Valor: Ao seu ver, como fica o pré-sal brasileiro no cenário atual? 

Halff: No pré-sal o custo de investimento inicial é elevado, mas o custo variável é relativamente baixo. Desse ponto de vista o Brasil é competitivo. Mas hoje, como a demanda é muito fraca, mesmo um produtor competitivo não tem vantagem de produzir. O Brasil prometeu [à Opep] uma baixa de produção relativamente importante. Mas o Brasil está bem posicionado para o futuro quando a demanda retomar. Tem um petróleo de qualidade, procurado e num mercado positivo é uma fonte atraente. 

Valor: Resumindo, quem ganha e quem perde hoje no mercado de petróleo? 

Halff: No curto prazo, ganham os que têm acesso a capacidade de estocagem, podem comprar petróleo a preço baixo ou mesmo ser pago para pegá-lo, e depois vender a preço mais elevado. Todos os outros no curto prazo perdem, incluindo o consumidor, porque não pode aproveitar o preço baixo, já que o “lockdown” os impede de consumir.
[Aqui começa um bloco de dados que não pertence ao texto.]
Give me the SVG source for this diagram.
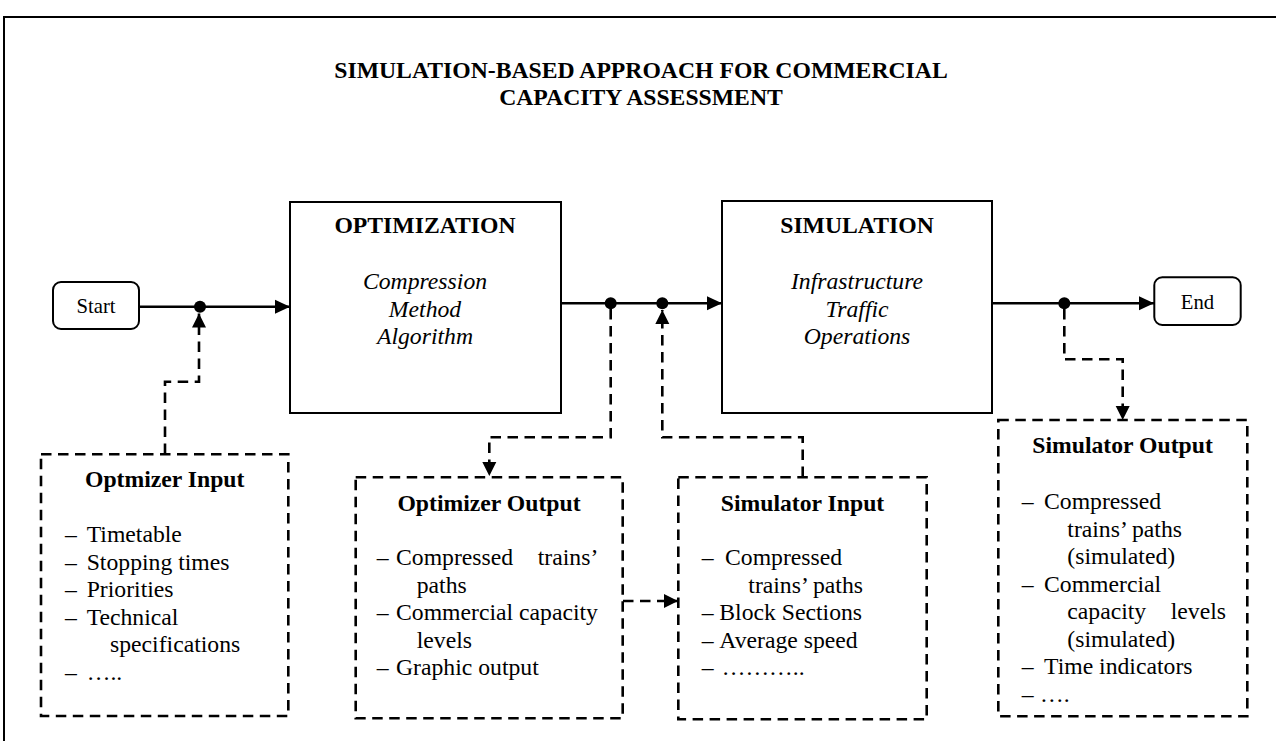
<svg xmlns="http://www.w3.org/2000/svg" width="1276" height="741" viewBox="0 0 1276 741">
<defs>
<style>
text{font-family:"Liberation Serif","Times New Roman",serif;fill:#000;font-size:23.7px}
.b{font-weight:bold}
.i{font-style:italic}
.c{text-anchor:middle}
.e{text-anchor:end}
.se{font-size:20.7px}
.solid{fill:#fff;stroke:#000;stroke-width:2}
.dbox{fill:none;stroke:#000;stroke-width:2.6;stroke-dasharray:10.5 6.5}
.line{fill:none;stroke:#000;stroke-width:2.5}
.dline{fill:none;stroke:#000;stroke-width:2.6;stroke-dasharray:10.5 6.5}
</style>
<marker id="arr" markerUnits="userSpaceOnUse" markerWidth="16" markerHeight="16" refX="15" refY="7" orient="auto" viewBox="0 0 16 14">
<path d="M0,0 L15,7 L0,14 Z" fill="#000"/>
</marker>
<marker id="darr" markerUnits="userSpaceOnUse" markerWidth="16" markerHeight="16" refX="14" refY="7" orient="auto" viewBox="0 0 16 14">
<path d="M0,0 L14,7 L0,14 Z" fill="#000"/>
</marker>
</defs>
<rect width="1276" height="741" fill="#fff"/>
<rect id="frame" x="4" y="17" width="1320" height="800" fill="none" stroke="#000" stroke-width="2"/>
<g id="title">
<text class="b c" x="641" y="78">SIMULATION-BASED APPROACH FOR COMMERCIAL</text>
<text class="b c" x="641" y="105">CAPACITY ASSESSMENT</text>
</g>
<g id="connectors">
<path class="line" d="M139,306.7 H290" marker-end="url(#arr)"/>
<path class="line" d="M561,303.3 H722" marker-end="url(#arr)"/>
<path class="line" d="M992,303.3 H1154" marker-end="url(#arr)"/>
<path class="dline" d="M165,454 V381.7 H199 V313.5" marker-end="url(#darr)"/>
<path class="dline" d="M610.7,309 V437.3 H489.3 V476" marker-end="url(#darr)"/>
<path class="dline" d="M802.7,477 V437.3 H662.3 V310" marker-end="url(#darr)"/>
<path class="dline" d="M1064.3,309 V359.3 H1122.7 V420" marker-end="url(#darr)"/>
<path class="dline" d="M623,601 H678" marker-end="url(#darr)"/>
<circle cx="200" cy="306.7" r="6"/>
<circle cx="610.7" cy="303.3" r="6"/>
<circle cx="662.3" cy="303.3" r="6"/>
<circle cx="1064.3" cy="303.3" r="6"/>
</g>
<g id="start">
<rect class="solid" x="53" y="282" width="86" height="47" rx="8"/>
<text class="c se" x="96" y="313">Start</text>
</g>
<g id="end">
<rect class="solid" x="1154.3" y="277.3" width="86.4" height="47.7" rx="8"/>
<text class="c se" x="1197.5" y="308.5">End</text>
</g>
<g id="optimization">
<rect class="solid" x="290" y="202" width="271" height="211"/>
<text class="b c" x="425" y="233.3">OPTIMIZATION</text>
<text class="i c" x="425" y="289">Compression</text>
<text class="i c" x="425" y="316.5">Method</text>
<text class="i c" x="425" y="344">Algorithm</text>
</g>
<g id="simulation">
<rect class="solid" x="722" y="201" width="270" height="212"/>
<text class="b c" x="857" y="233.3">SIMULATION</text>
<text class="i c" x="857" y="289">Infrastructure</text>
<text class="i c" x="857" y="316.5">Traffic</text>
<text class="i c" x="857" y="344">Operations</text>
</g>
<g id="optimizer-input">
<rect class="dbox" x="41" y="454.3" width="247.3" height="261.7"/>
<text class="b c" x="164.7" y="487">Optmizer Input</text>
<text x="65" y="542">–</text><text x="86.7" y="542">Timetable</text>
<text x="65" y="569.5">–</text><text x="86.7" y="569.5">Stopping times</text>
<text x="65" y="597">–</text><text x="86.7" y="597">Priorities</text>
<text x="65" y="624.5">–</text><text x="86.7" y="624.5">Technical</text>
<text x="110" y="652">specifications</text>
<text x="65" y="679.5">–</text><text x="86.7" y="679.5">…..</text>
</g>
<g id="optimizer-output">
<rect class="dbox" x="355.7" y="477.3" width="267" height="241"/>
<text class="b c" x="489" y="511">Optimizer Output</text>
<text x="376.7" y="565">–</text><text x="396" y="565">Compressed</text><text class="e" x="598.3" y="565">trains’</text>
<text x="416.7" y="592.5">paths</text>
<text x="376.7" y="620">–</text><text x="396" y="620">Commercial capacity</text>
<text x="416.7" y="647.5">levels</text>
<text x="376.7" y="675">–</text><text x="396" y="675">Graphic output</text>
</g>
<g id="simulator-input">
<rect class="dbox" x="678.3" y="477.3" width="248.4" height="242"/>
<text class="b c" x="802.5" y="511">Simulator Input</text>
<text x="701.7" y="565">–</text><text x="725" y="565">Compressed</text>
<text x="748.3" y="592.5">trains’ paths</text>
<text x="701.7" y="620">–</text><text x="719.3" y="620">Block Sections</text>
<text x="701.7" y="647.5">–</text><text x="719.3" y="647.5">Average speed</text>
<text x="701.7" y="675">–</text><text x="721.7" y="675">………..</text>
</g>
<g id="simulator-output">
<rect class="dbox" x="998.3" y="420" width="249" height="296.3"/>
<text class="b c" x="1122.5" y="453.3">Simulator Output</text>
<text x="1021.7" y="509">–</text><text x="1044" y="509">Compressed</text>
<text x="1067.3" y="536.5">trains’ paths</text>
<text x="1067.3" y="564">(simulated)</text>
<text x="1021.7" y="591.5">–</text><text x="1044" y="591.5">Commercial</text>
<text x="1067.3" y="619">capacity</text><text class="e" x="1226" y="619">levels</text>
<text x="1067.3" y="646.5">(simulated)</text>
<text x="1021.7" y="674">–</text><text x="1044" y="674">Time indicators</text>
<text x="1021.7" y="701.5">–</text><text x="1040" y="701.5">….</text>
</g>
</svg>
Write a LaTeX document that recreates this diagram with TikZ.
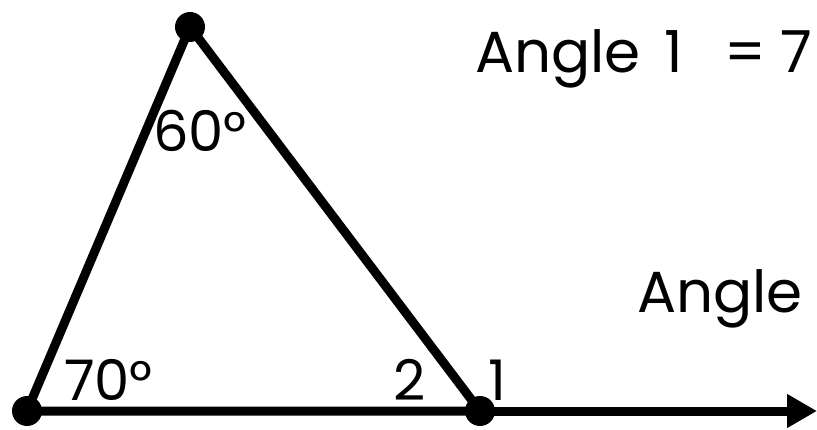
\documentclass[tikz,border=0pt]{standalone}
\usepackage{fontspec}
\setmainfont{Poppins}
\usetikzlibrary{arrows.meta}
\begin{document}
\begin{tikzpicture}[x=1pt,y=-1pt,
  edge/.style={line width=9pt},
  vtx/.style={circle,fill=black,inner sep=0pt,minimum size=30pt},
  lbl/.style={font=\fontsize{56}{60}\selectfont,inner sep=0pt,anchor=base west},
  big/.style={font=\fontsize{58}{62}\selectfont,inner sep=0pt,anchor=base west}]
\useasboundingbox (0,0) rectangle (817,430);
\coordinate (A) at (190,27);
\coordinate (B) at (27,411);
\coordinate (C) at (480,411);
\coordinate (E) at (817,411);
\draw[edge,line join=round] (A) -- (B) -- (C) -- cycle;
\draw[edge,-{Triangle[length=30pt,width=32pt]}] (C) -- (E);
\node[vtx] (a) at (A) {};
\node[vtx] (b) at (B) {};
\node[vtx] (c) at (C) {};
\node[lbl] (l60) at (153,152) {60°};
\node[lbl] (l70) at (64,400) {70°};
\node[lbl] (l2) at (393,400) {2};
\node[lbl] (l1) at (488,400) {1};
\node[big] (t1) at (475,73) {Angle};
\node[big] (t1n) at (664,73) {1};
\node[big] (t1e) at (724,73) {=};
\node[big] (t1s) at (780,73) {7};
\node[big] (t2) at (637,313) {Angle};
\end{tikzpicture}
\end{document}
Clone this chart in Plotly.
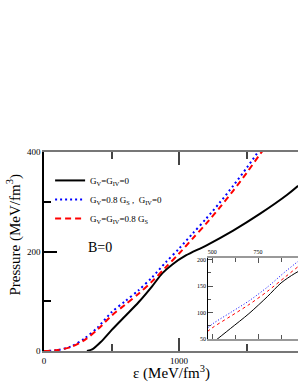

Mais no longo prazo, quando for necessário reiniciar a atividade econômica, a cotação baixa do petróleo será uma vantagem para o consumidor e para os grandes produtores, que tem custos de produção baixos, como Arábia Saudita, Rússia e mesmo os EUA. Os três poderão reconquistar mais fatias de mercado. Os perdedores incluem produtores que não têm muitos recursos financeiros para compensar a perda de renda. É o caso da Argélia, Nigéria… A retomada dos preços será progressiva, porque a economia sairá da crise bastante enfraquecida e haverá enormes estoques que vão ser utilizados. Cenário de reprise econômica lenta é mais realista e mais difícil para países como Canadá, Argélia, Venezuela, Nigéria, também talvez para uma parte do Mar do Norte e mesmo para uma parte da Rússia com alguns campos de petróleo menos competitivos.